EDUCATION FUNDING SHOT DOWN IN CONGRESS

A Congressional committee Thursday shot down proposed legislation aimed at generating $6 million a year for education.
According to Delegate to Congress Donna Christian Christensen said that an amendment to reauthorize the Territorial General Education Assistance program was "defeated along party lines" in the House Education and Workforce Committee. The amendment was offered on behalf of the Virgin Islands and Guam and would have reauthorized the program for five years to provide up to $6 million per year for school construction, repair, curriculum development, teacher training and remedial education.

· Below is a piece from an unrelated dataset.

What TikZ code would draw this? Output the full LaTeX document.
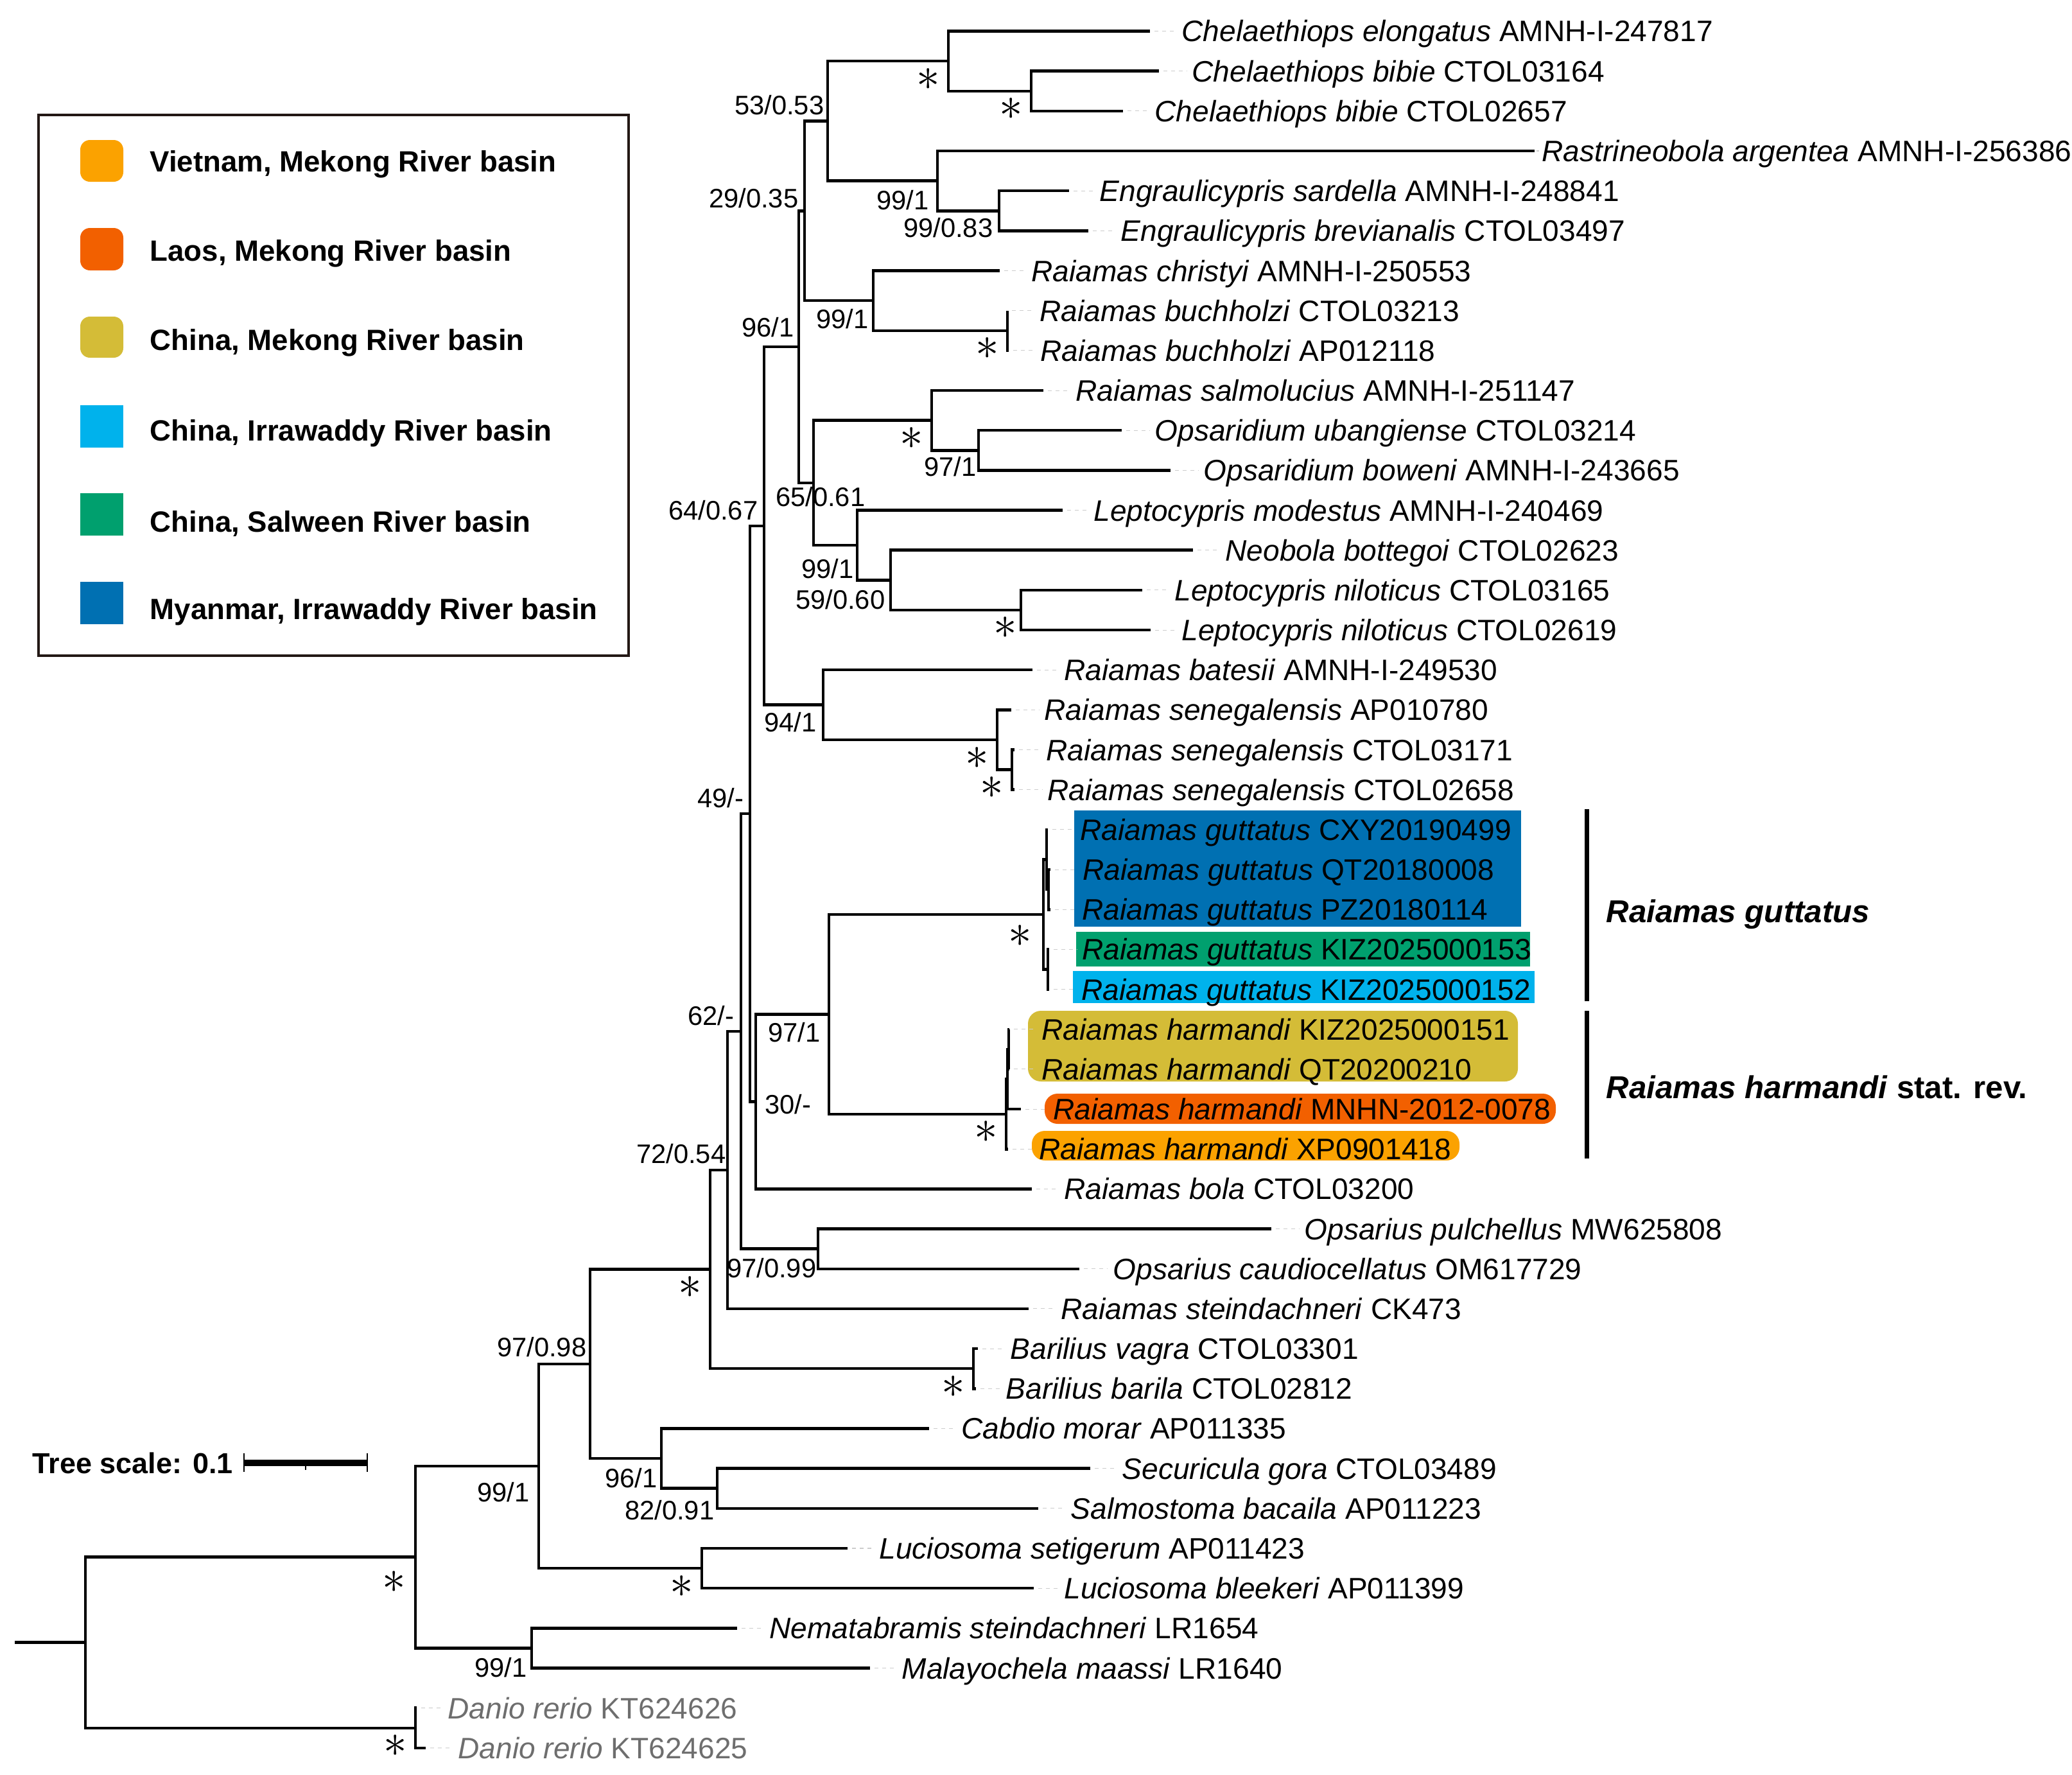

"I am disappointed with the action taken by the House Education Committee in rejecting the amendment, but the committee’s action was not unexpected," Christensen said. "Since the committee began voting on H.R. 4141, a broad-based education programs bill, no amendments offered by Democrats were being accepted."
Christensen also said she received no responses from the committee’s chairman to her written request that the Territorial General Assistance program be reauthorized in official committee.
The Territorial General Assistance program was originally authorized in 1978 and last reauthorized for five years in 1994, according to Christensen. Under rules of Congress, programs must first be authorized before funding can be provided for them. She said that because of problems associated with the use of the funds from the program in the past, no money has been provided since 1994.
"The next step is to try to get the amendment offered when the bill is brought up for a vote by the full House of Representatives," she said.